Dans l’ensemble, Nestroy
(NdT : Johann Nepomuk Eduard Ambrosius Nestroy (7 décembre 1801 à Vienne - † 25 mai 1862 à Graz (Autriche), est un acteur, chanteur et dramaturge autrichien), l’idole des Viennois, qui, de leur part s’attendait toujours au pire, semble avoir eu tort. Si les Autrichiens ont péché – en le faisant, peut-être, principalement par complicité passive – ils en ont subi une dure pénitence. Ils se sont aussi débarrassé de leur nostalgie teintée d’auto-apitoiement pour les gloires du passé et se sont lancés dans une expérience nouvelle : faire une nation qui ne soit ni austro-hongroise, ni austro-germanique ni austro-quelconque mais autrichienne.

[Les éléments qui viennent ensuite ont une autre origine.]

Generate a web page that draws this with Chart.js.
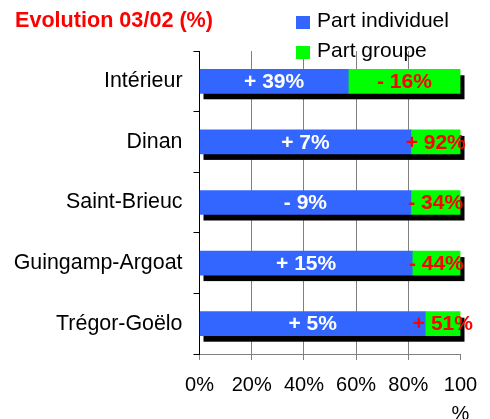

(NdT : Enseignement subsidiaire : un Etat-nation monoculturel et identitaire se construit au travers de souffrances extraordinaires dans l’Europe d’après-guerre, puis, un demi-siècle plus tard, rejoint l’Union européenne, et se trouve ainsi placé dans un cadre institutionnel supranational où, quelque quatre décennies après sa constitution de 1955, il est invité, une fois de plus dans l’histoire, à retourner au multiculturalisme et au culte de l’Autre. Comment voudrait-on que les Autrichiens ne soient pas les premiers dans cette nouvelle histoire qui doit se conclure par la mise au rebut de l’UE, à vouloir défaire ce cadre, comme ils l’ont montré aux élections de mai 2016 ? De manière générale : est-il moral que l’édifice communautaire européen bâti par des Etats-nations monoculturels enjoigne à ces derniers de dissoudre le monoculturalisme national auquel cet édifice doit son existence ? N’est-on pas fondé de voir en cela une forme de "trahison ontologique" contre ces nations et leurs peuples ?)
Pour l’heure, il s’agit d’une expérience et rien de plus, dont l’issue est difficile à entrevoir. Elle peut déboucher sur quelque chose d’inébranlable, de digne et de provincial ; ou bien succomber aux tentations du tourisme commercial et perdre son identité. Mais je crois pouvoir dire qu’au bout du compte, l’esprit de Vienne prévaudra car, pour citer Hans Weigel, il n’y a, après tout, aucune autre ville au monde où les dentistes jouent du violoncelle si magnifiquement.